Bangkok, part2

Together with Hervé and Punkgy who never went there before, we visited Wat Arun on Saturday. The stairs to get up are impressively steep, like some part of the Great Wall I was hiking one week before! Once on the top, you get a very nice view over the river and the city.

On the way back, Hervé and I stopped in Panthip plaza: this shopping mall dedicated to computer hardware is a temple for geeks! We went across many shops to get a 1 TB external hard drive for less than 3500b (I later figured out that the US online price is even cheaper, $99). Hervé got a WD and I initially wanted this one as well but finally took a Seagate for the 3 year-worldwide warranty. As I shot most of my pictures in RAW, it takes many Gig and my previous HDD went full, so this new one give me some more months to go 😉

Just before taking the BTS back home, we went through the luxury shopping mall in Siam: as said, people love luxury!

In topic shopping mall, I tend to find them boring: always the same international brands having their super modern shops in super clean floor.  As I am not a customer of this kind of shop, I pay more attention on the architecture, and get some times very impressed: the MyZeil mall in Frankfurt is not bad in this category. But the Terminal21 in Sukhumvit, Bangkok introduces (for me) a new kind of mall, around a dedicated topic. This one is splendid: basically, each floor represent different cities, and you “fly” from one to the other while taking the escalators: Rome, Paris, London, Istanbul, San Francisco and Hollywoord are represented. Each shop fit very well with the famous style of the cities. In London, you get some shops in a fake red double deck bus, in SF, you get the golden bridge. Hollywood is obviously a cinema complex, splendid!

I visited Bangkok mostly on my own and met Ling and Anna only in the evening. As they have only one week holiday in Thailand, they also quickly booked a trip to Phuket, flying in the Sunday morning. I was glad to invite them together with Hervé and Pungky for a diner in a French crêperie on the Saturday evening (crepesnco.com). As a native from Brittany, I had however to high expectation for a crêperie: they made salty crêpes from wheat instead of the original galette with buckwheat flour and salty butter! After a nice but could-be-better (if in a galette) salty course, I enjoyed the sweet desert: the crêpe flambé au calvados was delicious!

I stayed home with Hervé and Pungky on Sunday. We just went out together to the market where we bought kg of fruits, count around 40b (1€) a kilo for most of them, mango are twice more expensive (70b). They sell also seafood, rice, etc!

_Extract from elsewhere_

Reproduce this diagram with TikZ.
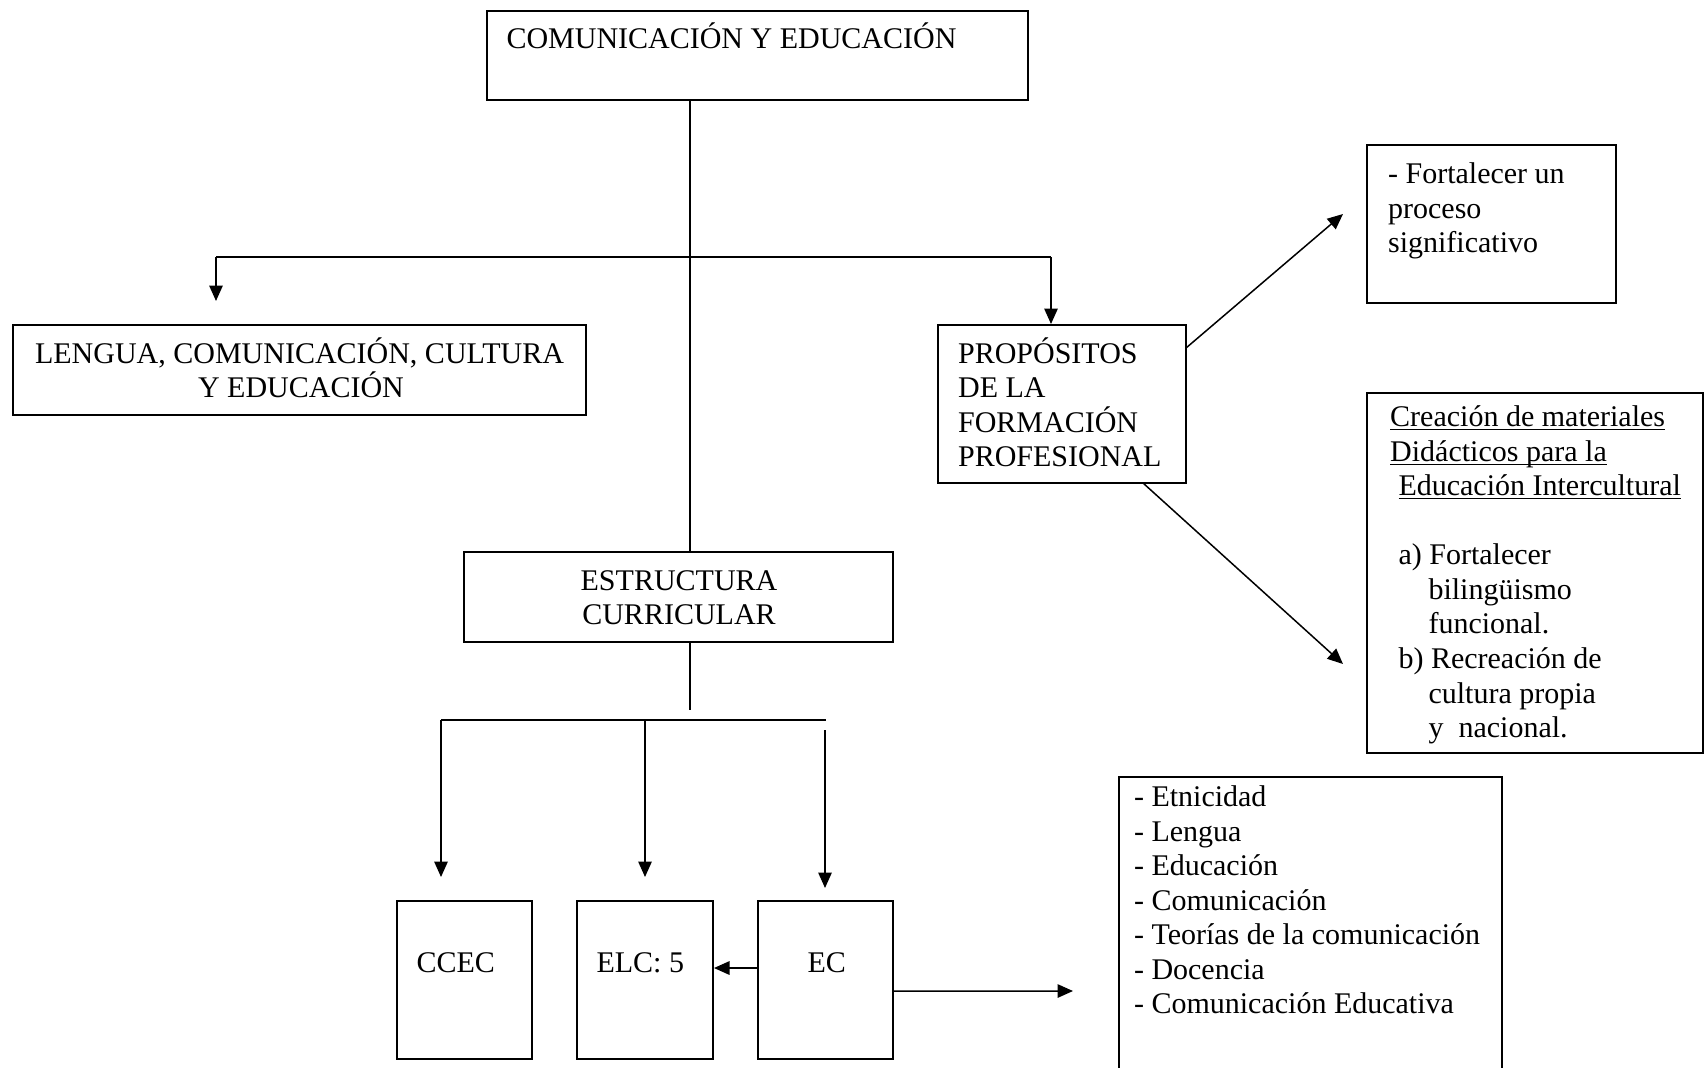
\documentclass[tikz,border=0pt]{standalone}
\usepackage{fontspec}
\setmainfont{Liberation Serif}
\usetikzlibrary{arrows.meta,fit}
\newcommand\myul[1]{\setbox0\hbox{#1}\rlap{\rule[-1.6pt]{\wd0}{0.5pt}}\box0}
\tikzset{
  box/.style={draw=black, line width=0.8pt, inner sep=0pt, fill=none},
  txt/.style={inner sep=0pt, font=\fontsize{12pt}{14pt}\selectfont},
  lin/.style={draw=black, line width=0.6pt},
  arr/.style={lin, -{Triangle[length=6.2pt,width=5.4pt]}},
}
\begin{document}
\begin{tikzpicture}[x=0.4pt,y=-0.4pt]
\useasboundingbox (0,0) rectangle (1705,1067);
\fill[white] (0,0) rectangle (1705,1067);
% boxes
\node[box, fit={(487,11)(1028,100)}] (top) {};
\node[box, fit={(13,325)(586,415)}] (len) {};
\node[box, fit={(938,325)(1186,483)}] (prop) {};
\node[box, fit={(1367,145)(1616,303)}] (fort) {};
\node[box, fit={(1367,393)(1703,753)}] (crea) {};
\node[box, fit={(464,552)(893,642)}] (est) {};
\node[box, fit={(397,901)(532,1059)}] (ccec) {};
\node[box, fit={(577,901)(713,1059)}] (elc) {};
\node[box, fit={(758,901)(893,1059)}] (ec) {};
\node[box, fit={(1119,777)(1502,1100)}] (lst) {};
% texts
\node[txt, anchor=base west] (ttop) at (506,48) {COMUNICACIÓN Y EDUCACIÓN};
\node[txt, anchor=base] (tlen1) at (299.5,363) {LENGUA, COMUNICACIÓN, CULTURA};
\node[txt, anchor=base] (tlen2) at (301,397) {Y EDUCACIÓN};
\node[txt, anchor=base west] (tp1) at (957.6,363) {PROPÓSITOS};
\node[txt, anchor=base west] (tp2) at (957.6,397.5) {DE LA};
\node[txt, anchor=base west] (tp3) at (957.6,432) {FORMACIÓN};
\node[txt, anchor=base west] (tp4) at (957.6,466.5) {PROFESIONAL};
\node[txt, anchor=base west] (tf1) at (1387.6,183) {- Fortalecer un};
\node[txt, anchor=base west] (tf2) at (1387.6,218) {proceso};
\node[txt, anchor=base west] (tf3) at (1387.6,252) {significativo};
\node[txt, anchor=base west] (tc1) at (1389.7,426) {\myul{Creación de materiales}};
\node[txt, anchor=base west] (tc2) at (1389.7,461) {\myul{Didácticos para la}};
\node[txt, anchor=base west] (tc3) at (1398,495) {\myul{Educación Intercultural}};
\node[txt, anchor=base west] (tc4) at (1398,564) {a) Fortalecer};
\node[txt, anchor=base west] (tc5) at (1428,599) {bilingüismo};
\node[txt, anchor=base west] (tc6) at (1428,633) {funcional.};
\node[txt, anchor=base west] (tc7) at (1398,668) {b) Recreación de};
\node[txt, anchor=base west] (tc8) at (1428,703) {cultura propia};
\node[txt, anchor=base west] (tc9) at (1428,737.5) {y\ \ nacional.};
\node[txt, anchor=base] (te1) at (679,590) {ESTRUCTURA};
\node[txt, anchor=base] (te2) at (679,624) {CURRICULAR};
\node[txt, anchor=base west] (tccec) at (416,972) {CCEC};
\node[txt, anchor=base west] (telc) at (596,972) {ELC: 5};
\node[txt, anchor=base west] (tec) at (807,972) {EC};
\foreach \t [count=\i from 0] in {Etnicidad,Lengua,Educación,Comunicación,Teorías de la comunicación,Docencia,Comunicación Educativa}
  \node[txt, anchor=base west] (tl\i) at (1133.5,806.5+34.5*\i) {- \t};
% connector coordinates
\coordinate (trx) at (690,0);
\coordinate (brL) at (216,257);
\coordinate (brR) at (1051,257);
\coordinate (lenTip) at (216,301);
\coordinate (pOut1) at (1186,348);
\coordinate (fTip) at (1343,214);
\coordinate (pOut2) at (1143,483);
\coordinate (cTip) at (1343,664);
\coordinate (stubEnd) at (690,710);
\coordinate (hL) at (441,720);
\coordinate (hM) at (645,720);
\coordinate (hR) at (826,720);
\coordinate (ecTop) at (825,730);
\coordinate (ecTip) at (825,888);
\coordinate (lstTip) at (1073,991);
% connectors
\draw[lin] (top.south -| trx) -- (est.north -| trx);
\draw[lin] (brL) -- (brR);
\draw[arr] (brL) -- (lenTip);
\draw[arr] (brR) -- (prop.north -| brR);
\draw[arr] (pOut1) -- (fTip);
\draw[arr] (pOut2) -- (cTip);
\draw[lin] (est.south -| trx) -- (stubEnd);
\draw[lin] (hL) -- (hR);
\draw[arr] (hL) -- (hL |- 0,877);
\draw[arr] (hM) -- (hM |- 0,877);
\draw[arr] (ecTop) -- (ecTip);
\draw[arr] ([yshift=4.8pt]ec.west) -- ([yshift=4.8pt]elc.east);
\draw[arr] ([yshift=-4.4pt]ec.east) -- (lstTip);
\end{tikzpicture}
\end{document}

One major attraction in Bangkok is the Grand Palace but you get latest get in at 3 pm since it closes at 4. I skipped this one in the first days since I left Sukhumvit too late in the morning and go for it on Monday. You start in Wat Phra Kaew with its many buildings and impressive model of Angkor Wat. Unfortunately, the main temple of the Emerald Buddha was already closed (at noon!), but there is enough to see anyway. You walk along the buildings of the Grand Palace, another former royal house, but cannot enter into the main buildings, just into some annex organized as museums. The temple museum is not stellar, but the exhibition dedicated to the Queen’s clothes is pretty interesting.

I continued my walk until the Mount of Gold I oversaw 2 days before: another crazy Buddhist temple, this time, in a top of a human-made mount. I walked back to the main train station through the market and Chinatown: many very narrow streets where you find everything, almost on the level of the big bazaar in Teheran or the black market in Ulan Bataar. As reminder of the rainy Beijing, the day ended in Chinatown under a rain (who last only a few minutes).

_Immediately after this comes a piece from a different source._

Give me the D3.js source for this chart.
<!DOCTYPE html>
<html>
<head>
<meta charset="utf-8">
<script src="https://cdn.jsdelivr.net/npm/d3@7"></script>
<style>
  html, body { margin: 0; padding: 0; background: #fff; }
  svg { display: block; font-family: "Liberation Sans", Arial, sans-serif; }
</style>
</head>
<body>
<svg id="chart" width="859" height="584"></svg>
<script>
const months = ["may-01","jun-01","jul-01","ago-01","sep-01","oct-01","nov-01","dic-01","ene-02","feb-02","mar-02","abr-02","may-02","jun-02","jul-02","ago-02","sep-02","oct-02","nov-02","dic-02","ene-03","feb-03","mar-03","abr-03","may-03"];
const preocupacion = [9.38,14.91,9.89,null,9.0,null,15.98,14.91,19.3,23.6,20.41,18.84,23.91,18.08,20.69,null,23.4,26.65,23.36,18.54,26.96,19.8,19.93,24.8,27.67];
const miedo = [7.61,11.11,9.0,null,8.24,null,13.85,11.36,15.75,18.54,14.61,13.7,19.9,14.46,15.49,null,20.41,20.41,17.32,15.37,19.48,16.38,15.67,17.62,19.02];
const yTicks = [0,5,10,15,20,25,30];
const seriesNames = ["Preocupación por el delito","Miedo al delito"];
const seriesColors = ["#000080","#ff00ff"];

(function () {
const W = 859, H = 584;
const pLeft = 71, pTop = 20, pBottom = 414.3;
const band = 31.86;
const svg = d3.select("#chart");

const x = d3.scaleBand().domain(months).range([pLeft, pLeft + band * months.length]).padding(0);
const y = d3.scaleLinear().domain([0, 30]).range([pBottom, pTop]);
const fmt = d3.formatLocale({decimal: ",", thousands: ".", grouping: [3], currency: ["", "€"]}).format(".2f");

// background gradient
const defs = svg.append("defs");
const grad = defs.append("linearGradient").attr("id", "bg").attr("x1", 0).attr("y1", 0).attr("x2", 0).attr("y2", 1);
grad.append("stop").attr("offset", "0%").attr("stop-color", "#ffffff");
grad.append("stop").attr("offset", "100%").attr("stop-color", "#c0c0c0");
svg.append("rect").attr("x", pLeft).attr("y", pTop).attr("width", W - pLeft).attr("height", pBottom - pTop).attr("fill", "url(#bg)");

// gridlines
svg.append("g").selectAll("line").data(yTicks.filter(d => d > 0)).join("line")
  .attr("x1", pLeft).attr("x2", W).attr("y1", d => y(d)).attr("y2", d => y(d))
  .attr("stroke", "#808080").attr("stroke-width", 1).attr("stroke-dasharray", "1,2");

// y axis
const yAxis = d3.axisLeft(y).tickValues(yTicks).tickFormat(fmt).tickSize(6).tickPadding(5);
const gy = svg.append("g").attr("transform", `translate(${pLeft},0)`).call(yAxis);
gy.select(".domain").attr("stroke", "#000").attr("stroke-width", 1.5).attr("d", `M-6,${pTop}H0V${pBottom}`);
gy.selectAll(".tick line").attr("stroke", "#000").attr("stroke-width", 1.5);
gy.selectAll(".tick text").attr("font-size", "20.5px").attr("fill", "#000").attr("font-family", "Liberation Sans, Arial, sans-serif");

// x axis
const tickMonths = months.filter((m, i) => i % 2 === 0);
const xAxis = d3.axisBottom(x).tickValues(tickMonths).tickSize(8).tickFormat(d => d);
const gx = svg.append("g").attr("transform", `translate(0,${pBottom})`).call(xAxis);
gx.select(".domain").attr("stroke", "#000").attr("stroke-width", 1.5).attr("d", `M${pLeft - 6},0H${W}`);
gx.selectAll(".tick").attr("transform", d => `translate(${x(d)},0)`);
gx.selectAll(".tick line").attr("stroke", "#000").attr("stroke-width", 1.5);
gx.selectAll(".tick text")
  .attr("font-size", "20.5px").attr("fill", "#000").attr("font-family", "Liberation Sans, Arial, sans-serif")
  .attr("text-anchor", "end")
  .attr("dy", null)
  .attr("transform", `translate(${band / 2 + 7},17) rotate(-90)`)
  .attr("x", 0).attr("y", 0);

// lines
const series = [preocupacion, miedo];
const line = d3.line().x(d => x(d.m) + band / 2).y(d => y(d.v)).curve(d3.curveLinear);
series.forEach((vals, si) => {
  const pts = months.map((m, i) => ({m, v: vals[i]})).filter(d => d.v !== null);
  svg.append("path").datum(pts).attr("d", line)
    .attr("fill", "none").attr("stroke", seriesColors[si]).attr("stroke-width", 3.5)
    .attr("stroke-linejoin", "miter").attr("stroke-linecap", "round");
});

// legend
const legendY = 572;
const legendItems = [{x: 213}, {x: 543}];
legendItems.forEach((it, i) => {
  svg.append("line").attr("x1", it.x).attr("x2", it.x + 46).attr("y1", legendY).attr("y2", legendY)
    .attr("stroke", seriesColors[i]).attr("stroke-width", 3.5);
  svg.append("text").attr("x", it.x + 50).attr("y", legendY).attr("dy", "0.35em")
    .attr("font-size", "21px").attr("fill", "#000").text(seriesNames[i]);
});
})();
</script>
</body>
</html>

The ticket for the Grand Palace seems to be is quite expensive (400B), but it includes a lot of other palaces and museum in the Dusit area. So I spent pretty much my Tuesday between all these places. The Vimanmek mansion is the world’s largest golden teakwood house, and used to be the King’s main house between 1901 and 1906. I arrived there just on time for the English guided tour at 2pm: somehow a show of some royal furniture and belongings coming from all European countries.

I walked quickly through the small museums included in the ticket (about coin, photography, pottery, textiles, etc). All museums close at 4pm. The last one on the ticket, and for me the most impressive, is the “Ananta Samakhom Throne Hall” with its exhibition about Thai craftworks made in the years 2004 to 2007, celebrating 60 years of reigning: you see many very valuable gold objects, and also the beetle incandescence to make the objects even more “flashy”. Kitsch but so thin sculptures!

I made a stop in the last Wat built in marble. A nice sample of modern Thai architecture! On the way back home, I just missed the bus to the BTS, so I decided to walk the 2km instead of waiting for the next one. And indeed, the traffic jam was so dense that I arrived in the BTS before the bus!

Thailand is a paradise for the food: so many tastes and so cheap. You can get a plate on the street for 30 to 40b, i.e. ~1€. Even in the food court like in shopping mall (with air con, I tested the one in Terminal21) or train station, you get these cheap prices as well!